Nous touchons, ici, l’une des principales lacunes de ce livre. En effet, on ne fournit aucune donnée sur le montant des revenus provenant du crime organisé. Le blanchiment d’argent par les casinos de l’État demeure encore un sujet inexploré dans la criminologie. Des lois strictes ont été établies pour prévenir le crime organisé dans la sous-traitance du jeu, mais rien n’a été élaboré pour filtrer l’entrée d’argent sale au casino. Les auteurs soulignent que le jeu, notamment les casinos, génère son lot de criminalité directe et indirecte, en l’occurrence le prêt usurier, la contrefaçon, la fraude et le blanchiment d’argent. Soixante-huit pour cent des joueurs compulsifs avouent avoir commis un acte illégal pour soutenir leur dépendance. Parmi une quinzaine de crimes associés au jeu, le blanchiment d’argent reste un mystère puisque les auteurs n’osent pas proposer un pourcentage des recettes criminelles blanchies dans les casinos de l’État (notamment à Montréal et Vancouver, soulignent-ils). Les auteurs affirment que les criminels contournent assez facilement la loi qui exige une déclaration de toute transaction dépassant 10 000 $. L’étude examine la ville d’Edmonton et démontre que la plus grande part (63 %) des actes criminels reliés au jeu concerne la contrefaçon, suivie des fraudes reliées aux cartes de crédit. Quant au blanchiment d’argent, un membre du Edmonton Police Service veut qu’entre 15 % et 20 % des revenus du casino proviennent du crime organisé. Comme l’explique un administrateur d’un casino d’Edmonton : « les criminels viennent dépenser leur argent et non la blanchir » et les mafieux locaux sont acceptés dans leur établissement seulement s’ils se comportent adéquatement.

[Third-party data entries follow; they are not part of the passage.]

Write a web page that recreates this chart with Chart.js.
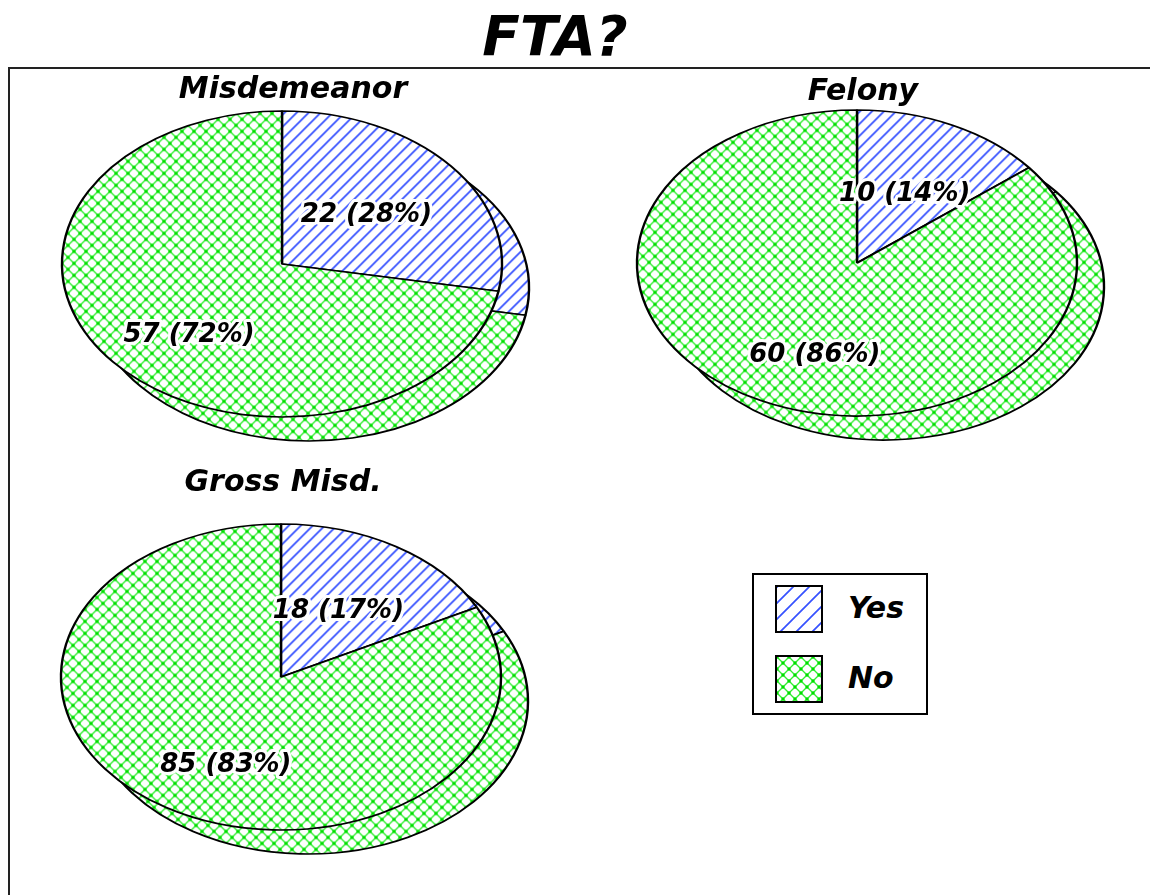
<!DOCTYPE html>
<html>
<head>
<meta charset="utf-8">
<title>FTA?</title>
<script src="https://cdn.jsdelivr.net/npm/chart.js@4.4.0/dist/chart.umd.min.js"></script>
<style>
  html, body { margin: 0; padding: 0; background: #fff; overflow: hidden; }
  body { width: 1150px; height: 895px; position: relative; font-family: 'DejaVu Sans', sans-serif; }
  #main-title { position: absolute; left: 0; top: 5px; width: 1110px; text-align: center;
    font-size: 55px; font-weight: bold; font-style: italic; line-height: 62px; color: #000; }
  #frame { position: absolute; left: 8px; top: 67px; width: 1200px; height: 900px; border: 2px solid #222; }
  canvas.pie { position: absolute; }
  #misd-chart { left: 13px; top: 72px; }
  #felony-chart { left: 583px; top: 74px; }
  #gross-chart { left: 3px; top: 465px; }
  #legend { position: absolute; left: 752px; top: 573px; width: 172px; height: 138px; border: 2px solid #000; background: #fff; }
  .legend-row { position: absolute; left: 21px; height: 48px; }
  .legend-row canvas { position: absolute; left: 0; top: 0; border: 2px solid #000; }
  .legend-row span { position: absolute; left: 73px; top: 0; line-height: 46px; font-size: 30px; font-weight: bold; font-style: italic; }
</style>
</head>
<body>
<div id="main-title">FTA?</div>
<div id="frame"></div>
<canvas id="misd-chart" class="pie" width="560" height="380"></canvas>
<canvas id="felony-chart" class="pie" width="560" height="380"></canvas>
<canvas id="gross-chart" class="pie" width="560" height="400"></canvas>
<div id="legend">
  <div class="legend-row" style="top:10px"><canvas id="swatch-yes" width="44" height="44"></canvas><span>Yes</span></div>
  <div class="legend-row" style="top:80px"><canvas id="swatch-no" width="44" height="44"></canvas><span>No</span></div>
</div>
<script>
// data
const panelTitles = ['Misdemeanor', 'Felony', 'Gross Misd.']
const categories = ['Yes', 'No']
const yesCounts = [22, 10, 18]
const noCounts = [57, 60, 85]

// look of the fake 3d pies
const SQUASH = 153 / 220
const DEPTH_X = 27
const DEPTH_Y = 24
const FONT = "'DejaVu Sans', sans-serif"

const panels = [
    { canvas: 'misd-chart', pieX: 269, pieY: 192 },
    { canvas: 'felony-chart', pieX: 274, pieY: 189 },
    { canvas: 'gross-chart', pieX: 278, pieY: 212 }
]

const hatch = (size, unsquash) => {
    const c = document.createElement('canvas')
    c.width = c.height = size
    const g = c.getContext('2d')
    g.fillStyle = '#fff'
    g.fillRect(0, 0, size, size)
    g.strokeStyle = '#3652ff'
    g.lineWidth = 1.7
    g.beginPath()
    g.moveTo(-1, size + 1); g.lineTo(size + 1, -1)
    g.moveTo(-size / 2, size / 2); g.lineTo(size / 2, -size / 2)
    g.moveTo(size / 2, size * 1.5); g.lineTo(size * 1.5, size / 2)
    g.stroke()
    const p = g.createPattern(c, 'repeat')
    if (unsquash) p.setTransform(new DOMMatrix([1, 0, 0, 1 / SQUASH, 0, 0]))
    return p
}

const crossHatch = (size, unsquash) => {
    const c = document.createElement('canvas')
    c.width = c.height = size
    const g = c.getContext('2d')
    g.fillStyle = '#fff'
    g.fillRect(0, 0, size, size)
    g.strokeStyle = '#30ee30'
    g.lineWidth = 1.35
    g.beginPath()
    g.moveTo(0, 0); g.lineTo(size, size)
    g.moveTo(size, 0); g.lineTo(0, size)
    g.stroke()
    g.fillStyle = '#00dd00'
    for (const [x, y] of [[0, 0], [size, 0], [0, size], [size, size], [size / 2, size / 2]]) {
        g.beginPath()
        g.arc(x, y, 1.7, 0, Math.PI * 2)
        g.fill()
    }
    const p = g.createPattern(c, 'repeat')
    if (unsquash) p.setTransform(new DOMMatrix([1, 0, 0, 1 / SQUASH, 0, 0]))
    return p
}

const yesFill = hatch(12, true)
const noFill = crossHatch(12, true)

// squash the pie into an ellipse and draw a shifted copy behind it
const tilt = {
    id: 'tilt',
    beforeDatasetsDraw(chart, args, opts) {
        const ctx = chart.ctx
        const arcs = chart.getDatasetMeta(0).data
        const cx = arcs[0].x, cy = arcs[0].y
        ctx.save()
        ctx.translate(opts.x, opts.y)
        ctx.scale(1, SQUASH)
        ctx.translate(-cx, -cy)
        ctx.save()
        ctx.translate(DEPTH_X, DEPTH_Y / SQUASH)
        arcs.forEach(a => a.draw(ctx))
        ctx.restore()
    },
    afterDatasetsDraw(chart) {
        chart.ctx.restore()
    }
}

const sliceLabels = {
    id: 'sliceLabels',
    afterDraw(chart, args, opts) {
        const ctx = chart.ctx
        const values = chart.data.datasets[0].data
        const total = values.reduce((a, b) => a + b, 0)
        const radii = [0.5, 0.63]
        const turn = [0, -8 * Math.PI / 180]
        ctx.save()
        ctx.font = 'italic bold 26px ' + FONT
        ctx.textAlign = 'center'
        ctx.textBaseline = 'middle'
        ctx.lineJoin = 'round'
        chart.getDatasetMeta(0).data.forEach((arc, i) => {
            const mid = (arc.startAngle + arc.endAngle) / 2 + turn[i]
            const r = arc.outerRadius * radii[i]
            const x = opts.x + Math.cos(mid) * r
            const y = opts.y + Math.sin(mid) * r * SQUASH
            const text = values[i] + ' (' + Math.round(values[i] / total * 100) + '%)'
            ctx.strokeStyle = '#fff'
            ctx.lineWidth = 6
            ctx.strokeText(text, x, y)
            ctx.fillStyle = '#000'
            ctx.fillText(text, x, y)
        })
        ctx.restore()
    }
}

panels.forEach((panel, i) => {
    const ctx = document.getElementById(panel.canvas).getContext('2d')
    new Chart(ctx, {
        type: 'pie',
        data: {
            labels: categories,
            datasets: [{
                data: [yesCounts[i], noCounts[i]],
                backgroundColor: [yesFill, noFill],
                borderColor: '#000',
                borderWidth: 2.4,
                radius: 220,
                clip: false
            }]
        },
        options: {
            responsive: false,
            animation: false,
            events: [],
            plugins: {
                legend: { display: false },
                tooltip: { enabled: false },
                title: {
                    display: true,
                    text: panelTitles[i],
                    color: '#000',
                    font: { family: FONT, size: 30, weight: 'bold', style: 'italic' },
                    padding: { top: 0, bottom: 0 }
                },
                tilt: { x: panel.pieX, y: panel.pieY },
                sliceLabels: { x: panel.pieX, y: panel.pieY }
            }
        },
        plugins: [tilt, sliceLabels]
    })
})

// legend swatches use the same fills
const swatch = (id, fill) => {
    const g = document.getElementById(id).getContext('2d')
    g.fillStyle = fill
    g.fillRect(0, 0, 44, 44)
}
swatch('swatch-yes', hatch(16, false))
swatch('swatch-no', crossHatch(12, false))
</script>
</body>
</html>
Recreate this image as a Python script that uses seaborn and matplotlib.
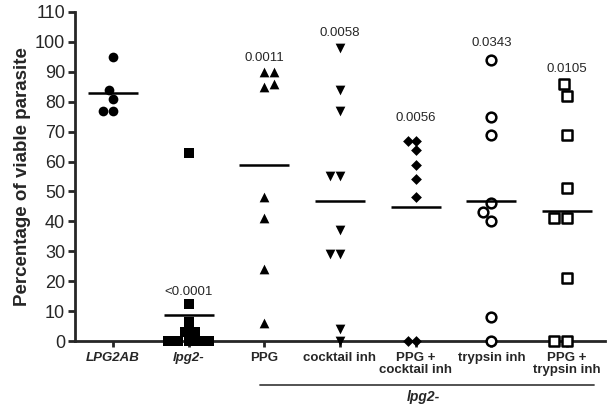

Derevensky, de son côté, nous explique que la jeunesse est particulièrement influençable et que peu de politiques cherchent à prévenir le jeu compulsif des jeunes. Miser de l’argent donne l’impression d’être adulte. La prévention semble être le meilleur remède mais l’acceptation sociale du jeu, sa grande accessibilité et sa glamorisation amenuisent ses effets et assurent la reprocduction d’une nouvelle génération de joueurs compulsifs.

Casino State est une importante contribution à la réflexion sur le rôle de l’État dans la gestion du vice. Il ressort de ces études que le jeu reste prisonnier d’une approche mitigée au Canada. Cette divergence d’opinion s’inscrit dans la lutte entre une vision collectiviste et paternaliste de la santé et une idéologie néolibérale axée sur les droits individuels et le laissez-faire économique. Pour certains, l’individu malade est responsable de sa personne, tandis que pour d’autres l’État et la loi ont le devoir de contrer le vice qu’est la dépendance au jeu. Casino State aborde cette question sans toutefois dicter la meilleure approche.